Le 16 février 2023, l’Espagne est le premier pays européen à adopter un projet de loi accordant un arrêt de travail payé financé par l’État aux femmes souffrant de règles douloureuses. Pour l’ensemble de l’année 2023, sur 8,8 millions de demandes, 1 418 ont été accordées.
Un an après l’implantation du congé menstruel payé, seulement 0,016 % des femmes espagnoles l’ayant demandé y ont eu accès.
Les femmes concernées doivent avoir un diagnostic médical de règles incapacitantes, soit qui provoquent de fortes crampes, de la nausée, des vomissements ou des malaises.

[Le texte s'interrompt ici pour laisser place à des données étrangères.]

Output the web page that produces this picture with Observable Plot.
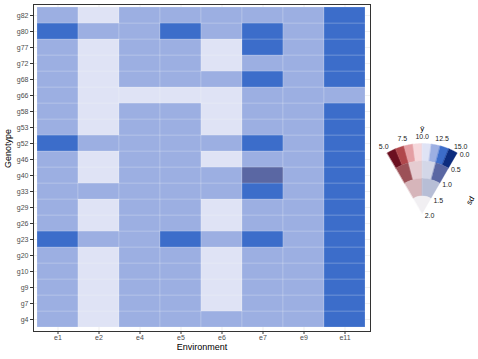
<!DOCTYPE html>
<html><head><meta charset="utf-8">
<script src="https://cdn.jsdelivr.net/npm/d3@7"></script>
<script src="https://cdn.jsdelivr.net/npm/@observablehq/plot@0.6"></script>
<style>
body{margin:0;background:#fff}
#wrap{position:relative;width:478px;height:359px;overflow:hidden}
#wrap svg{position:absolute}
</style>
</head><body><div id="wrap"></div>
<script>
// categories
const environments = ["e1","e2","e4","e5","e6","e7","e9","e11"];
const genotypes = ["g4","g7","g9","g10","g20","g23","g26","g29","g33","g40","g46","g52","g53","g58","g66","g68","g72","g77","g80","g82"];
// predicted values (yhat), rows follow genotypes, columns follow environments
const yhat = [
  [11.9,10.6,11.8,11.9,11.7,11.9,11.8,13.1],
  [11.9,10.5,11.8,11.9,10.9,11.9,11.8,13.1],
  [11.9,10.5,11.8,11.9,10.9,11.9,11.8,13.1],
  [11.9,10.5,11.8,11.9,10.9,11.9,11.8,13.1],
  [11.9,10.5,11.8,11.9,10.9,11.9,11.8,13.1],
  [13.0,11.6,11.8,12.9,11.7,13.0,11.8,13.2],
  [11.9,10.6,11.8,11.9,10.9,11.9,11.8,13.1],
  [11.9,10.6,11.8,11.9,10.9,11.9,11.8,13.1],
  [11.9,11.5,11.8,11.9,11.7,12.9,11.8,13.1],
  [11.9,10.7,11.8,11.9,11.6,13.4,11.8,13.1],
  [11.9,10.6,11.8,11.9,10.9,11.9,11.8,13.1],
  [13.0,11.6,11.8,11.9,11.7,13.0,11.8,13.2],
  [11.9,10.6,11.8,11.9,10.9,11.9,11.8,13.1],
  [11.9,10.6,11.8,11.9,10.9,11.9,11.8,13.1],
  [11.6,10.4,11.1,11.0,10.8,11.6,11.7,12.3],
  [11.9,10.7,11.8,11.9,11.6,12.9,11.8,13.1],
  [11.9,10.6,11.8,11.9,10.9,11.9,11.8,13.1],
  [11.9,10.6,11.8,11.9,10.9,12.9,11.8,13.1],
  [13.0,11.6,11.8,12.9,11.7,13.0,11.8,13.2],
  [11.9,10.8,11.8,11.9,11.7,12.0,11.8,13.1]
];
// standard deviations, same layout
const sdv = [
  [0.30,0.32,0.28,0.30,0.31,0.30,0.28,0.30],
  [0.30,0.32,0.28,0.30,0.31,0.30,0.28,0.30],
  [0.30,0.32,0.28,0.30,0.31,0.30,0.28,0.30],
  [0.30,0.32,0.28,0.30,0.31,0.30,0.28,0.30],
  [0.30,0.32,0.28,0.30,0.31,0.30,0.28,0.30],
  [0.33,0.32,0.28,0.33,0.31,0.34,0.28,0.30],
  [0.30,0.32,0.28,0.30,0.31,0.30,0.28,0.30],
  [0.30,0.32,0.28,0.30,0.31,0.30,0.28,0.30],
  [0.30,0.35,0.28,0.30,0.31,0.40,0.28,0.30],
  [0.30,0.32,0.28,0.30,0.31,0.70,0.28,0.30],
  [0.30,0.32,0.28,0.30,0.31,0.30,0.28,0.30],
  [0.33,0.32,0.28,0.30,0.31,0.34,0.28,0.30],
  [0.30,0.32,0.28,0.30,0.31,0.30,0.28,0.30],
  [0.30,0.32,0.28,0.30,0.31,0.30,0.28,0.30],
  [0.32,0.32,0.30,0.30,0.31,0.30,0.28,0.33],
  [0.30,0.32,0.28,0.30,0.31,0.38,0.28,0.30],
  [0.30,0.32,0.28,0.30,0.31,0.30,0.28,0.30],
  [0.30,0.32,0.28,0.30,0.31,0.38,0.28,0.30],
  [0.33,0.32,0.28,0.33,0.31,0.34,0.28,0.30],
  [0.30,0.32,0.28,0.30,0.31,0.30,0.28,0.30]
];
// legend ticks
const yhatTicks = [5, 7.5, 10, 12.5, 15];
const sdTicks = [0, 0.5, 1, 1.5, 2];
// VSUP palette: ring 0 (sd 0-0.5) outermost ... ring 3 (sd 1.5-2) centre
const ringColors = [
  ["#6b1020","#b0474b","#e49fa4","#f6d8dc","#dfe3f5","#9cafe2","#3c6dca","#0c2c7e"],
  ["#9c5157","#e5ccd1","#d3d7e8","#5a67a3"],
  ["#d6b5ba","#b7bed6"],
  ["#f1eff2"]
];

const YMIN = 5, YMAX = 15, SDMAX = 2;
function binKey(v, s) {
  const i = Math.max(0, Math.min(3, Math.floor(s / 0.5)));
  const n = 8 >> i;
  const j = Math.max(0, Math.min(n - 1, Math.floor((v - YMIN) / (YMAX - YMIN) * n)));
  return i + "-" + j;
}
const keys = [], colors = [];
ringColors.forEach((ring, i) => ring.forEach((c, j) => { keys.push(i + "-" + j); colors.push(c); }));

const cells = [];
genotypes.forEach((g, r) => environments.forEach((e, c) => {
  cells.push({genotype: g, environment: e, yhat: yhat[r][c], sd: sdv[r][c], key: binKey(yhat[r][c], sdv[r][c])});
}));

const font = "'Liberation Sans', Arial, Helvetica, sans-serif";
const wrap = document.getElementById("wrap");

const main = Plot.plot({
  width: 478, height: 359,
  marginLeft: 33, marginRight: 108, marginTop: 4, marginBottom: 28,
  style: {fontFamily: font, background: "white"},
  x: {type: "band", domain: environments, range: [37.11, 365.89], padding: 0, axis: null},
  y: {type: "band", domain: genotypes.slice().reverse(), range: [5.62, 329.38], padding: 0, axis: null},
  color: {type: "ordinal", domain: keys, range: colors},
  marks: [
    Plot.gridX({stroke: "#ebebeb", strokeOpacity: 1, strokeWidth: 0.8}),
    Plot.gridY({stroke: "#ebebeb", strokeOpacity: 1, strokeWidth: 0.8}),
    Plot.cell(cells, {x: "environment", y: "genotype", fill: "key", stroke: "white", strokeOpacity: 0.3, strokeWidth: 0.6}),
    Plot.frame({stroke: "#333", strokeWidth: 1}),
    Plot.axisX({tickSize: 3, tickPadding: 1, fontSize: 7, fill: "#4d4d4d", stroke: "#333", label: null}),
    Plot.axisY({tickSize: 3, tickPadding: 2, fontSize: 7, fill: "#4d4d4d", stroke: "#333", label: null}),
    Plot.text(["Environment"], {frameAnchor: "bottom", dy: 18, fontSize: 9, fill: "black"}),
    Plot.text(["Genotype"], {frameAnchor: "left", dx: -25, rotate: -90, fontSize: 9, fill: "black"})
  ]
});
main.style.left = "0px"; main.style.top = "0px";
wrap.appendChild(main);

// legend fan
const PX = 35; // pixels per unit of radius (2 units = full fan)
const LW = 108, LH = 115, AX = 51.7, AY = 103;
const theta = v => (v - 10) / 5 * Math.PI / 6;
const fanPts = [];
ringColors.forEach((ring, i) => {
  const n = ring.length;
  const rOut = SDMAX - i * 0.5, rIn = SDMAX - (i + 1) * 0.5;
  ring.forEach((c, j) => {
    const v0 = YMIN + j * (YMAX - YMIN) / n, v1 = YMIN + (j + 1) * (YMAX - YMIN) / n;
    const key = i + "-" + j;
    const steps = 12;
    for (let k = 0; k <= steps; k++) {
      const t = theta(v0 + (v1 - v0) * k / steps);
      fanPts.push({key, x: rOut * Math.sin(t), y: rOut * Math.cos(t)});
    }
    for (let k = steps; k >= 0; k--) {
      const t = theta(v0 + (v1 - v0) * k / steps);
      fanPts.push({key, x: rIn * Math.sin(t), y: rIn * Math.cos(t)});
    }
  });
});
const RL = 2.2;
const legend = Plot.plot({
  width: LW, height: LH,
  margin: 0,
  style: {fontFamily: font, background: "none", overflow: "visible"},
  x: {type: "linear", domain: [-AX / PX, (LW - AX) / PX], range: [0, LW], axis: null},
  y: {type: "linear", domain: [-(LH - AY) / PX, AY / PX], range: [LH, 0], axis: null},
  color: {type: "ordinal", domain: keys, range: colors},
  marks: [
    Plot.line(fanPts, {x: "x", y: "y", z: "key", fill: "key", stroke: "key", strokeWidth: 0.4, curve: "linear-closed"}),
    Plot.text(yhatTicks, {x: d => RL * Math.sin(theta(d)), y: d => RL * Math.cos(theta(d)), text: d => d.toFixed(1), fontSize: 7, fill: "#222"}),
    Plot.text(sdTicks, {x: d => (SDMAX - d) * Math.sin(Math.PI / 6), y: d => (SDMAX - d) * Math.cos(Math.PI / 6), text: d => d.toFixed(1), textAnchor: "start", dx: 2.5, dy: 2, fontSize: 7, fill: "#222"}),
    Plot.text(["ŷ"], {x: () => 0, y: () => 2.42, fontSize: 8, fill: "black"}),
    Plot.text(["sd"], {x: () => 1.38, y: () => 0.37, rotate: -60, fontSize: 8, fill: "black"})
  ]
});
legend.style.left = "370px"; legend.style.top = "110px";
wrap.appendChild(legend);
</script>
</body></html>
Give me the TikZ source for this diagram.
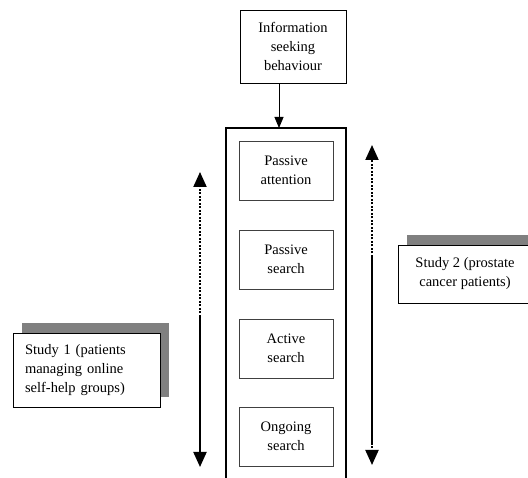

Cette loi, qui leur donne accès à trois à cinq jours de congés menstruels payés par mois, sert d’initiative visant à combattre les mythes et les discriminations asphyxiant la vie des femmes menstruées.
Au-delà des réformes politiques et économiques, bien que cruciales, une réforme des mentalités s’impose.
Déstigmatiser les règles
Les menstruations ont souvent suscité un malaise, ce n’était d’ailleurs pas un hasard si nos grands-mères étaient considérées comme « indisposées » ou « dans leurs mauvais jours ». Il fallait se cacher à tout prix, car les règles rendaient le corps impur et l’entourage inconfortable.
Il n’est pas honteux de saigner en se coupant le doigt, mais lorsque le sang coule de notre vagin, c’est une catastrophe. Nos règles sont vulgarisées, nous sommes sales.
Cette conception de la femme menstruée a forgé nos institutions, notamment en privant les jeunes femmes d’éducation menstruelle adéquate. On nous traumatise à l’idée de mourir du syndrome du choc toxique si on garde notre tampon pendant plus de sept heures, mais on manque de nous éduquer sur la différence entre une infection vaginale et une infection à levure.
L’éducation à la santé féminine ne se limite pas à apprendre à utiliser un tampon ou une serviette hygiénique. Elle suffira lorsque les filles et les garçons de neuf ans connaîtront l'existence des pertes vaginales, des kystes sur les ovaires et de l’endométriose.
Incomprise et menstruée
Le « gaslighting » médical est un phénomène omniprésent dans notre société, surtout chez les femmes et les groupes minoritaires. Pourtant, personne ne s’y attarde et les études ne suivent pas l’ampleur de cette problématique.
On croit que les médecins détiennent la réponse à toutes les questions. Pourtant, ils n’ont souvent rien d’autre à nous dire, lorsqu’on leur demande pourquoi on saigne autant, que « c’est la vie ». Vont-ils nous laisser autant souffrir avant de diagnostiquer l’endométriose ? Probablement.
C’est presque comme si notre système médical n'était pas adapté pour offrir des soins de santé au corps féminin…
Même si tous les pays du monde incorporent le congé menstruel payé, rien ne changera tant que les répercussions des menstruations ne seront pas prises au sérieux.
Il serait pertinent de suivre les petits pas de l’Espagne et d’introduire un congé de maladie pour aider à réduire le stress, à améliorer la santé mentale des femmes et à lutter contre la stigmatisation menstruelle. Mais avant tout, nous avons des idéologies à déconstruire.
On est à la base de la vie. On le mérite.